Bomben auf den Soldaten-Zug an der Holtstegge mit über 70 Toten
Dieses tragische Kriegsereignis erschreckte wenige Tage vor Kriegsende die Bevölkerung von Holsterhausen, vor allem diejenigen, die an der Pliesterbecker Straße bzw. Holtstegge wohnten. Augenzeugen berichten: Der 12. März 1945 war ein Montag. Von der nahen Front in Wesel war hin und wieder ein fernes Grummeln des Geschützdonners zu hören. Durch Holsterhausen strömte die Rückflut von Soldaten, die von den Alliierten, die den Rhein bei Wesel überschritten hatten, stark bedrängt wurden. Das Reservelazarett in Maria Lindenhof war überfüllt. Die Front rückte näher. Die damals bestehende Eisenbahnstrecke von Haltern nach Wesel war zweispurig ausgelegt. Ein Transportzug, vollbesetzt mit Soldaten, die von Dinslaken kamen, rollte langsam auf den Gleisen Richtung Haltern und kam am Haupthaltesignal an der Holtstegge zum Stehen. Gregor Duve, damals gerade acht Jahre alt, war dabei, als sein Vater, der Schrankenwärter war, am Übergang Baldurstraße die Schranke herunterkurbelte. Da stets mit Jagdbomberangriffen der Amerikaner zu rechnen war, hatte der Schrankenwärter an der Baldurstraße einen Unterstand von etwa 2,50 Metern im Quadrat. Die Seitenwände und die Decke waren mit dicken Eisenbahnbohlen geschützt und darüber lag noch eine ein Meter dicke Erdschicht.
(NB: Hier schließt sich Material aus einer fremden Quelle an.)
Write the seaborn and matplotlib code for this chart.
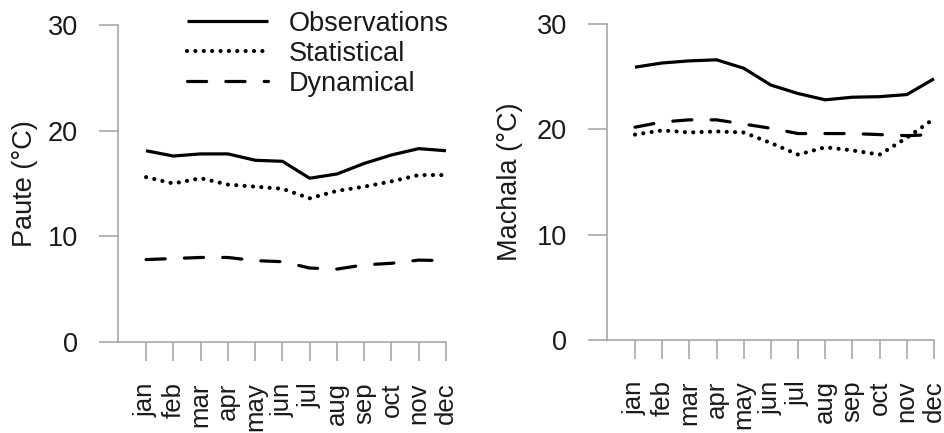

Es war Mittagszeit, als der Zug mit seinen 30 bis 40 Waggons, die bis zur Firma Schaub standen und voll besetzt mit Kampfsoldaten und Kriegsmaterial waren, zum Stehen kam, um auf die Einfahrt in den Bahnhof Hervest-Dorsten zu warten. Ein typisches Vorgehen bei Fliegeralarm. In einer solchen Situation durften die Züge nicht in den Bahnhof einfahren, sondern mussten auf freier Strecke stehen bleiben. Plötzlich fielen Bomben aus der grauen Wolkendecke und trafen zielgenau den Güterzug. Gregor Duve und sein Vater suchten Schutz im Unterstand. Von draußen her hörten sie das Krachen und Donnern der einschlagenden Bomben. Es waren mindestens zehn Einschläge von Bomben in Reihe, die den mit Kampfsoldaten vollbesetzten Zug trafen. Als es still war und die Flugzeuge weiterflogen, die wegen der tief hängenden Wolkendecke wohl zu hören, aber kaum zu sehen waren, hörten Gregor Duve und sein Vater entsetzliches Schreien und Stöhnen. Sie verließen ihren Unterstand und sahen die Katastrophe. Mehrere Waggons waren durch die Wucht der Explosionen aus dem Gleisbett geflogen und lagen nun umgekippt im Gleisbereich. Die Lok stand neben dem Gleis. Verletzte Soldaten lagen schreiend am Boden, andere liefen verstört herum. Dazwischen versuchten Sanitätssoldaten und Anwohner die Verwundeten zu versorgen und die Toten zu bergen.
Möglicherweise wurde der Kommandant am Kommissariat umgebracht
Während die Verletzten entweder ins Idastift oder ins Lazarett Maria Lindenhof gebracht wurden, reihten die Soldaten ihre toten Kameraden am Bahndamm auf. Werner Tottmann hat sie gezählt. „Es waren 74 Tote, die man auf der linken Seite am Bahnwall hingelegt hatte.“ Es gab noch einen 75. Toten, den Zugkommandanten. Der gerade sieben Jahre alte Ernst Ottens, der sich mit seinem Vater an der Böschung aufhielt, sah den Kommandanten, wie er mit vorgehaltener Pistole die bereits ausgestiegenen und Schutz suchenden Soldaten zwang, wieder in den Zug zu steigen, als die Flugzeuge kamen. Dies hatte tragische Folgen auch für den Offizier. Als er nach der Bombardierung zum Kommissariat an der Pliesterbecker Straße ging, in dem Polizei und Verwaltungsstellen untergebracht waren, suchten ihn seine Soldaten. Werner Tottmann erzählt von ihren erbosten Rufen: „Wo ist der Sauhund!“ Als sie ihn fanden, erschossen sie ihn in einem der lang gezogenen Schützengraben neben dem Kommissariat. – Eine andere Version besagt, dass der Kommandant überlebt hat und als Pensionär in Hamburg verstorben ist.